Figure scripts:
++++++++
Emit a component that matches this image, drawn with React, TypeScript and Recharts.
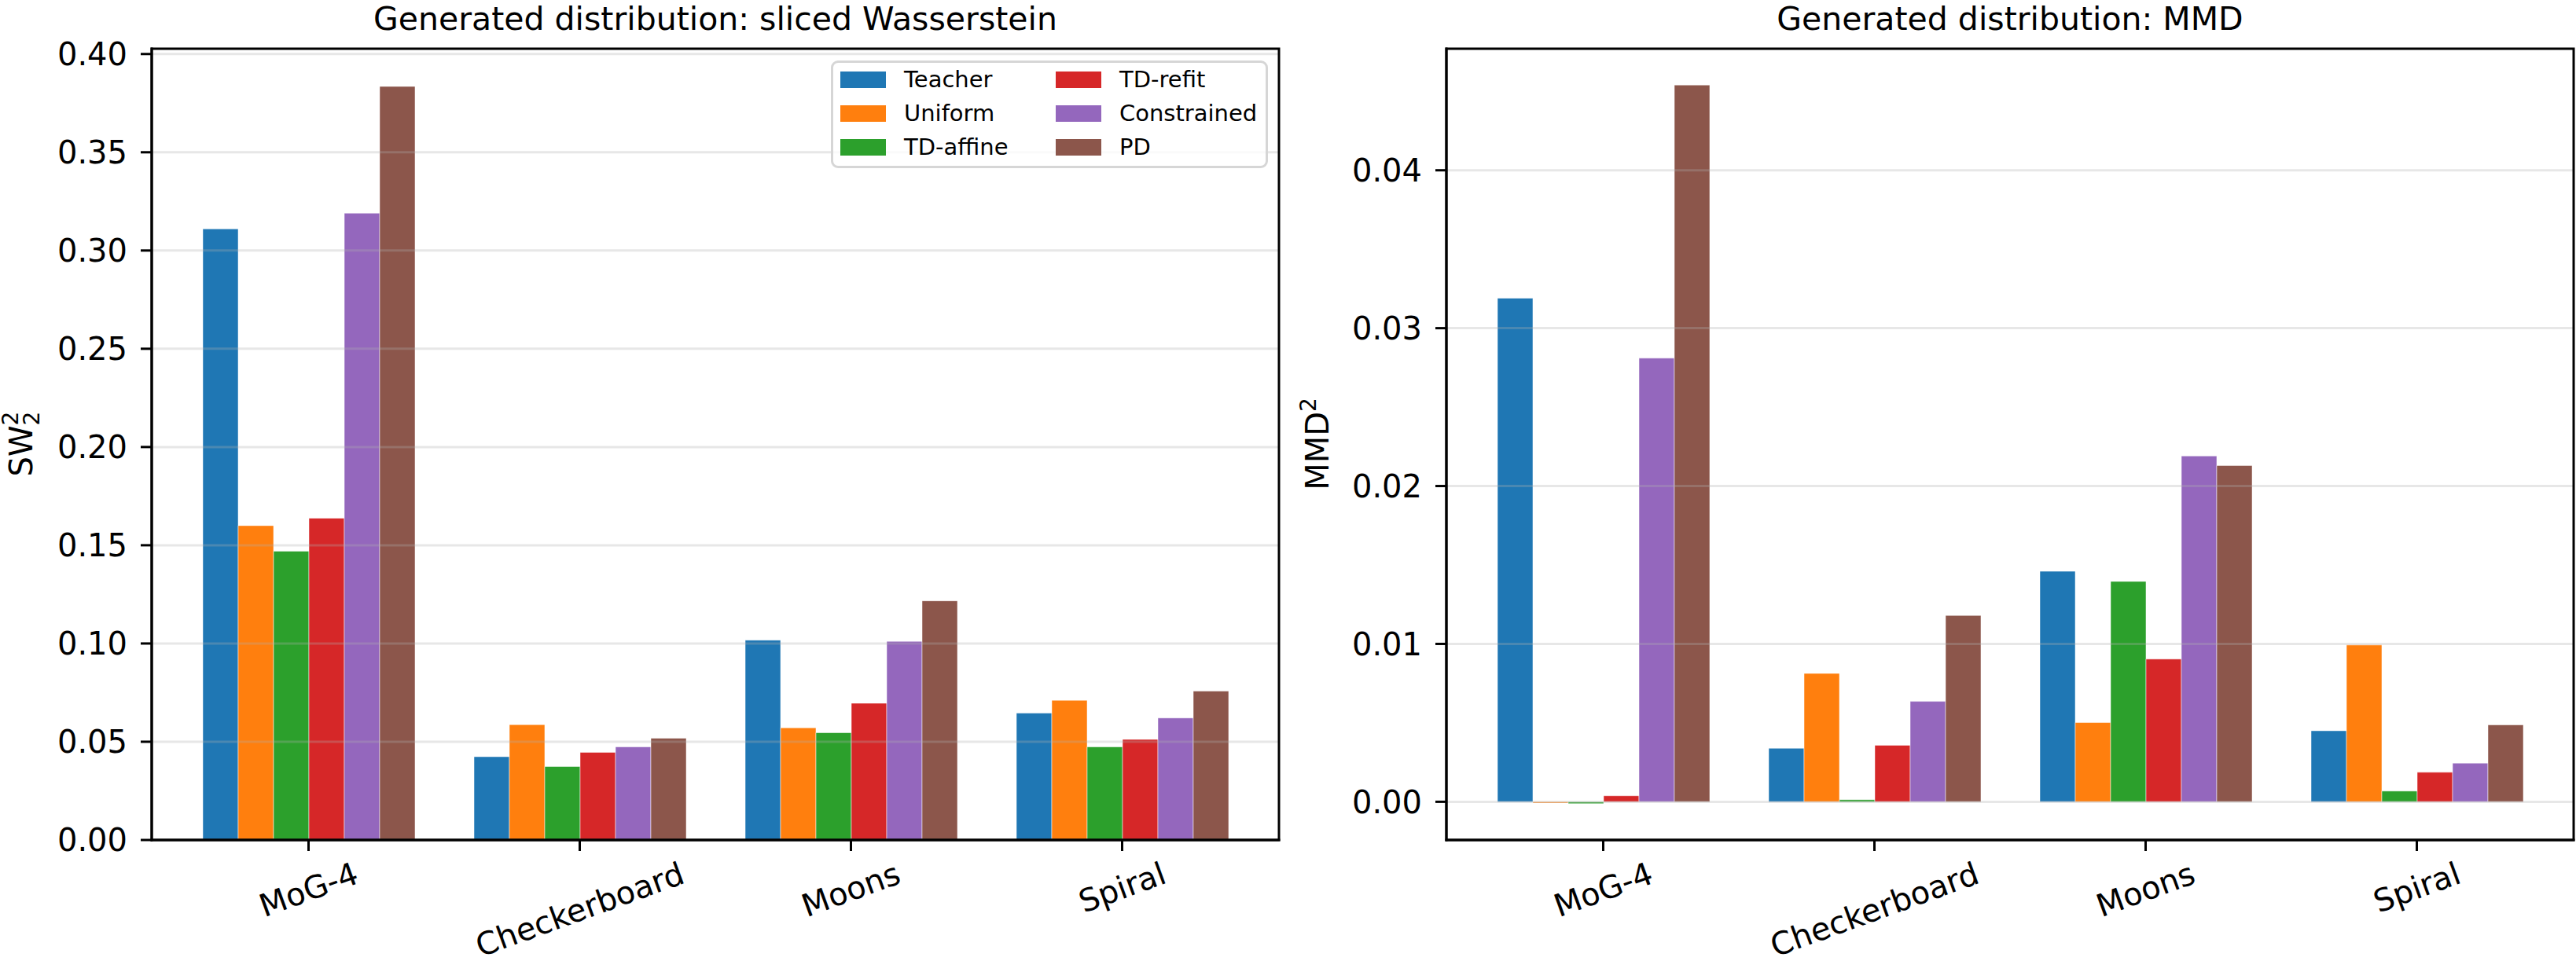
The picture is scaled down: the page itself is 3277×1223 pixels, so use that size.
import React from "react";
import {
  BarChart,
  Bar,
  XAxis,
  YAxis,
  ReferenceLine,
  Legend,
} from "recharts";

const categories = ["MoG-4", "Checkerboard", "Moons", "Spiral"];
const methods = ["Teacher", "Uniform", "TD-affine", "TD-refit", "Constrained", "PD"];
const colors = ["#1f77b4", "#ff7f0e", "#2ca02c", "#d62728", "#9467bd", "#8c564b"];

// sliced Wasserstein (SW_2^2)
const teacherSW = [0.311, 0.0424, 0.1017, 0.0646];
const uniformSW = [0.16, 0.0587, 0.0571, 0.0711];
const affineSW = [0.147, 0.0374, 0.0546, 0.0474];
const refitSW = [0.1638, 0.0446, 0.0696, 0.0512];
const constrainedSW = [0.319, 0.0474, 0.1011, 0.0621];
const pdSW = [0.3835, 0.0518, 0.1217, 0.0758];

// MMD^2
const teacherMMD = [0.0319, 0.00339, 0.0146, 0.0045];
const uniformMMD = [-0.00008, 0.00813, 0.00502, 0.00993];
const affineMMD = [-0.00012, 0.00013, 0.01396, 0.00068];
const refitMMD = [0.00038, 0.00358, 0.00904, 0.00187];
const constrainedMMD = [0.0281, 0.00636, 0.0219, 0.00245];
const pdMMD = [0.0454, 0.0118, 0.0213, 0.00487];

const swTicks = [0, 0.05, 0.1, 0.15, 0.2, 0.25, 0.3, 0.35, 0.4];
const mmdTicks = [0, 0.01, 0.02, 0.03, 0.04];
const swDomain: [number, number] = [0, 0.4027];
const mmdDomain: [number, number] = [-0.00242, 0.0477];

const FONT = '"DejaVu Sans", sans-serif';
const TICK_FS = 40;

// plot frames (axes boxes) in page pixels
const PLOT_TOP = 62;
const PLOT_BOTTOM = 1069;

function buildRows(series: number[][]) {
  return categories.map((name, i) => {
    const row: Record<string, number | string> = { name };
    methods.forEach((m, j) => {
      row[m] = series[j][i];
    });
    return row;
  });
}

const swRows = buildRows([teacherSW, uniformSW, affineSW, refitSW, constrainedSW, pdSW]);
const mmdRows = buildRows([teacherMMD, uniformMMD, affineMMD, refitMMD, constrainedMMD, pdMMD]);

let measureCtx: CanvasRenderingContext2D | null = null;
function textWidth(s: string) {
  if (!measureCtx) measureCtx = document.createElement("canvas").getContext("2d");
  if (!measureCtx) return s.length * TICK_FS * 0.6;
  measureCtx.font = `${TICK_FS}px "DejaVu Sans"`;
  return measureCtx.measureText(s).width;
}

function RotatedTick(props: any) {
  const { x, y, payload } = props;
  const label = String(payload.value);
  const w = textWidth(label);
  const a = (20 * Math.PI) / 180;
  const cy = y + (w * Math.sin(a) + TICK_FS * 1.164 * Math.cos(a)) / 2;
  return (
    <text
      x={x}
      y={cy}
      transform={`rotate(-20, ${x}, ${cy})`}
      textAnchor="middle"
      dominantBaseline="central"
      fontSize={TICK_FS}
      fontFamily={FONT}
      fill="#000"
    >
      {label}
    </text>
  );
}

function LegendBox() {
  const cols = [methods.slice(0, 3), methods.slice(3)];
  return (
    <div
      style={{
        position: "relative",
        width: 556,
        height: 137,
        boxSizing: "border-box",
        border: "3px solid #d6d6d6",
        borderRadius: 9,
        background: "rgba(255,255,255,0.8)",
        fontFamily: FONT,
        fontSize: 29,
      }}
    >
      {cols.map((col, ci) =>
        col.map((m, ri) => (
          <div
            key={m}
            style={{
              position: "absolute",
              left: ci === 0 ? 9 : 283,
              top: 21 + ri * 43 - 10,
              display: "flex",
              alignItems: "center",
              height: 21,
              whiteSpace: "nowrap",
            }}
          >
            <span
              style={{
                display: "inline-block",
                width: 58,
                height: 21,
                background: colors[methods.indexOf(m)],
                marginRight: 23,
              }}
            />
            <span style={{ lineHeight: "21px" }}>{m}</span>
          </div>
        ))
      )}
    </div>
  );
}

interface PanelProps {
  rows: Record<string, number | string>[];
  domain: [number, number];
  ticks: number[];
  left: number;
  width: number;
  marginLeft: number;
  marginRight: number;
  showLegend?: boolean;
}

function Panel({ rows, domain, ticks, left, width, marginLeft, marginRight, showLegend }: PanelProps) {
  const spine = { stroke: "#000", strokeWidth: 3, strokeLinecap: "square" as const };
  return (
    <div style={{ position: "absolute", left, top: 0 }}>
      <BarChart
        width={width}
        height={1223}
        data={rows}
        margin={{ top: PLOT_TOP, right: marginRight, bottom: 14, left: marginLeft }}
        barGap={0}
      >
        <XAxis
          dataKey="name"
          height={140}
          interval={0}
          padding={{ left: 27, right: 27 }}
          axisLine={spine}
          tickLine={{ stroke: "#000", strokeWidth: 3 }}
          tickSize={14}
          tickMargin={5}
          tick={<RotatedTick />}
        />
        <YAxis
          width={150}
          domain={domain}
          ticks={ticks}
          allowDataOverflow
          interval={0}
          axisLine={spine}
          tickLine={{ stroke: "#000", strokeWidth: 3 }}
          tickSize={14}
          tickMargin={17}
          tickFormatter={(v: number) => v.toFixed(2)}
          tick={{ fontSize: TICK_FS, fill: "#000", fontFamily: FONT }}
        />
        {methods.map((m, i) => (
          <Bar
            key={m}
            dataKey={m}
            fill={colors[i]}
            barSize={45}
            stroke="#ffffff"
            strokeWidth={1}
            strokeOpacity={0.5}
            isAnimationActive={false}
          />
        ))}
        {ticks.map((t) => (
          <ReferenceLine
            key={t}
            y={t}
            stroke="#b0b0b0"
            strokeOpacity={0.3}
            strokeWidth={3}
          />
        ))}
        {showLegend && (
          <Legend
            layout="horizontal"
            verticalAlign="middle"
            align="center"
            content={() => <LegendBox />}
            wrapperStyle={{ position: "absolute", left: 1057, top: 77, width: 556, height: 137 }}
          />
        )}
      </BarChart>
    </div>
  );
}

export default function App() {
  return (
    <div
      style={{
        position: "absolute",
        left: 0,
        top: 0,
        width: 3277,
        height: 1223,
        background: "#fff",
        overflow: "hidden",
      }}
    >
      <Panel
        rows={swRows}
        domain={swDomain}
        ticks={swTicks}
        left={0}
        width={1650}
        marginLeft={43}
        marginRight={23}
        showLegend
      />
      <Panel
        rows={mmdRows}
        domain={mmdDomain}
        ticks={mmdTicks}
        left={1650}
        width={1627}
        marginLeft={40}
        marginRight={3}
      />
      <svg
        width={3277}
        height={1223}
        style={{ position: "absolute", left: 0, top: 0, pointerEvents: "none" }}
        fontFamily={FONT}
      >
        {/* axes frames (top/right spines) */}
        <rect x={193} y={PLOT_TOP} width={1434} height={PLOT_BOTTOM - PLOT_TOP} fill="none" stroke="#000" strokeWidth={3} />
        <rect x={1840} y={PLOT_TOP} width={1434} height={PLOT_BOTTOM - PLOT_TOP} fill="none" stroke="#000" strokeWidth={3} />
        <text x={910} y={38} textAnchor="middle" fontSize={41} fill="#000">
          Generated distribution: sliced Wasserstein
        </text>
        <text x={2557} y={38} textAnchor="middle" fontSize={41} fill="#000">
          Generated distribution: MMD
        </text>
        <text
          x={41}
          y={565}
          transform="rotate(-90, 41, 565)"
          textAnchor="middle"
          fontSize={40}
          fill="#000"
        >
          SW
          <tspan fontSize={28} dy={9}>2</tspan>
          <tspan fontSize={28} dx={-17.8} dy={-27}>2</tspan>
        </text>
        <text
          x={1690}
          y={565}
          transform="rotate(-90, 1690, 565)"
          textAnchor="middle"
          fontSize={40}
          fill="#000"
        >
          MMD
          <tspan fontSize={28} dy={-16}>2</tspan>
        </text>
      </svg>
    </div>
  );
}
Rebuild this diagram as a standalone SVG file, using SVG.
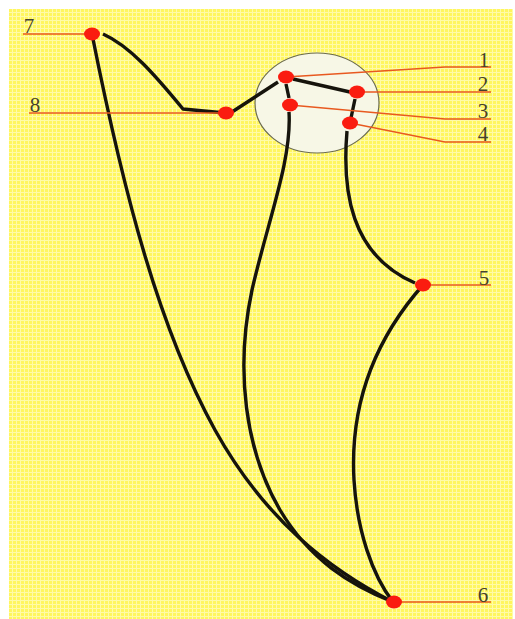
<svg xmlns="http://www.w3.org/2000/svg" width="515" height="619" viewBox="0 0 515 619">
<style>
.lead{fill:none;stroke:#e8591f;stroke-width:1.5}
.wire{fill:none;stroke:#16140c;stroke-width:3.4;stroke-linecap:butt;stroke-linejoin:round}
.dot{fill:#fa1c10}
.lab{font-family:"Liberation Serif","DejaVu Serif",serif;font-size:21px;fill:#45412c;text-anchor:middle}
</style>
<defs>
<pattern id="g" width="4" height="4" patternUnits="userSpaceOnUse">
<rect width="4" height="4" fill="#fff65f"/>
<path d="M0 .5H4M.5 0V4" stroke="#fffba8" stroke-width="1"/>
</pattern>
</defs>
<rect width="515" height="619" fill="#fff"/>
<rect x="9" y="9" width="504" height="610" fill="url(#g)"/>
<ellipse id="circle" cx="317" cy="103" rx="62" ry="50" fill="#f7f7e6" stroke="#6b6b50" stroke-width="1.2"/>
<g id="connectors">
<path class="wire" d="M103 34C130 46 155 75 183 109L225 113"/>
<path class="wire" d="M92 34C125 200 160 330 215 430C265 520 330 570 393 602"/>
<path class="wire" d="M232 112L278 82"/>
<path class="wire" d="M293 79L350 92"/>
<path class="wire" d="M286 84L289 98"/>
<path class="wire" d="M355 99L351 118"/>
<path class="wire" d="M289 112C292 160 268 220 252 290C235 370 245 450 280 510C310 560 350 585 393 602"/>
<path class="wire" d="M347 131C342 190 350 255 415 283"/>
<path class="wire" d="M423 285C370 345 350 410 354 480C357 530 372 575 393 602"/>
<path class="lead" d="M23 34H92"/>
<path class="lead" d="M29 113H226"/>
<path class="lead" d="M286 77L445 67H491"/>
<path class="lead" d="M357 92H491"/>
<path class="lead" d="M290 105L445 119H491"/>
<path class="lead" d="M350 123L445 142H491"/>
<path class="lead" d="M423 285H491"/>
<path class="lead" d="M393 602H491"/>
</g>
<g id="node-1"><ellipse class="dot" cx="286" cy="77" rx="8" ry="6.5"/><text class="lab" x="484" y="67">1</text></g>
<g id="node-2"><ellipse class="dot" cx="357" cy="92" rx="8" ry="6.5"/><text class="lab" x="483" y="91">2</text></g>
<g id="node-3"><ellipse class="dot" cx="290" cy="105" rx="8" ry="6.5"/><text class="lab" x="483" y="118">3</text></g>
<g id="node-4"><ellipse class="dot" cx="350" cy="123" rx="8" ry="6.5"/><text class="lab" x="483" y="141">4</text></g>
<g id="node-5"><ellipse class="dot" cx="423" cy="285" rx="8" ry="6.5"/><text class="lab" x="484" y="285">5</text></g>
<g id="node-6"><ellipse class="dot" cx="394" cy="602" rx="8" ry="6.5"/><text class="lab" x="483" y="602">6</text></g>
<g id="node-7"><ellipse class="dot" cx="92" cy="34" rx="8" ry="6.5"/><text class="lab" x="29" y="33">7</text></g>
<g id="node-8"><ellipse class="dot" cx="226" cy="113" rx="8" ry="6.5"/><text class="lab" x="35" y="112">8</text></g>
</svg>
++++++++
**Exercise objective**
Examine the records and pull out every line where the string "React" occurs.

**The output**
Emit a component that matches this image, drawn with React, TypeScript and Recharts.
import React from "react";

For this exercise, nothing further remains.